Les nouveaux objets transitionnels. Du doudou de Winnicott à l’Iphone de Jobs

MARCELLI Daniel et LANCHON Anne (sous la direction), Ed. erès, 2016, 144 p.

Le doudou, enfants et parents le connaissent bien : c’est cet objet de préférence mou pouvant être modelé, trituré, caressé, mordu, abandonné le temps d’un jeu puis retrouvé, humé et serré tendrement. En 1951, Winnicott expose pour la première fois sa théorie de l’objet transitionnel qui désigne ce processus par lequel s’établit un continuum du lien relationnel, une communication entre le monde intérieur et le monde extérieur et l’image de l’être aimé précieusement gardée en soi. Le bébé peut ainsi voir s’éloigner sa mère, sans plonger dans une terrifiante angoisse d’abandon. Il accepte la solitude et la séparation, en s’accrochant à cet objet investi de la présence symbolique de son parent. Mais, l’espace transitionnel ne disparaît pas, en grandissant. Tout au long de la vie, il va aider à supporter l’absence et à relier notre intériorité avec notre environnement.
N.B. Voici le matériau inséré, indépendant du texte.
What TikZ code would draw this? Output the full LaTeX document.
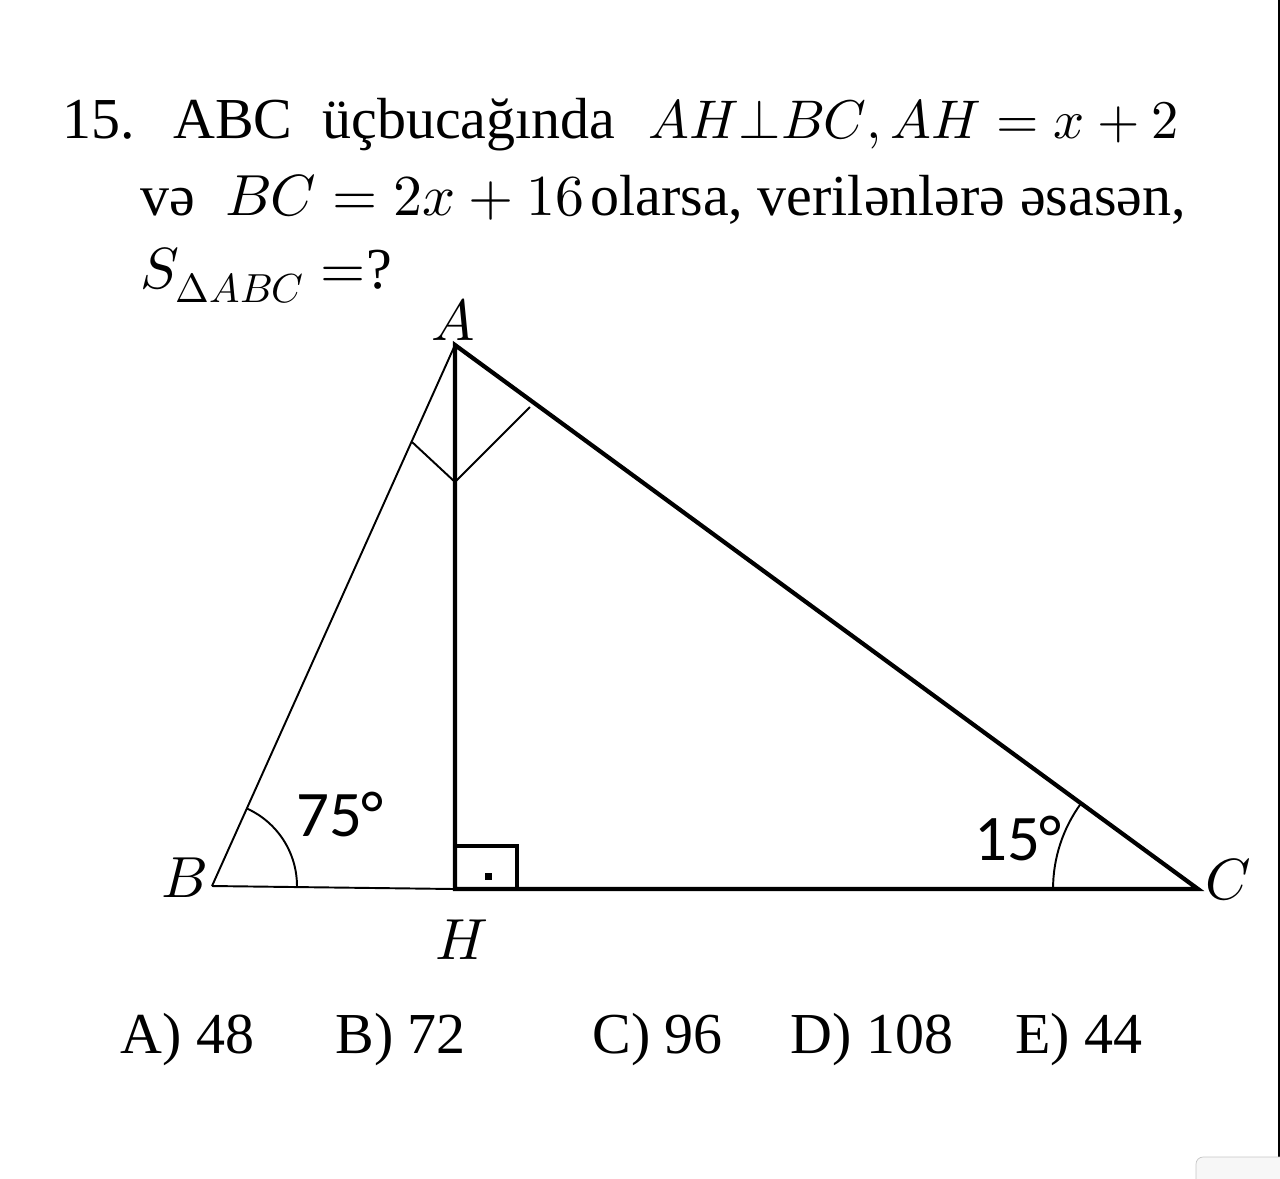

Le téléphone portable, parce qu’il maintient le lien avec l’autre en permanence, est sans doute l’un des nombreux objets modernes qui jouent le mieux ce rôle. A l’image du doudou qui relie le bébé à sa mère et l’aide à s’en détacher, le smartphone raccorde son utilisateur à autrui, lui faisant vivre rapprochement et éloignement, à travers la connexion et la déconnexion. De la même façon que le doudou fait fonction de substitut à qui l’on confie ses confidences et de prothèse qui incarne sa personnalité, le mobile peut devenir un fétiche chargé de secrets (photos) et de traces de relations fortes (SMS), servant de complice (il est témoin des relations les plus intimes) et de partenaire (il suit son propriétaire partout). D’où, sans doute, l’angoisse générée, lors d’un perte qui dépasse la seule émotion liée à la sa valeur rationnelle ou monétaire.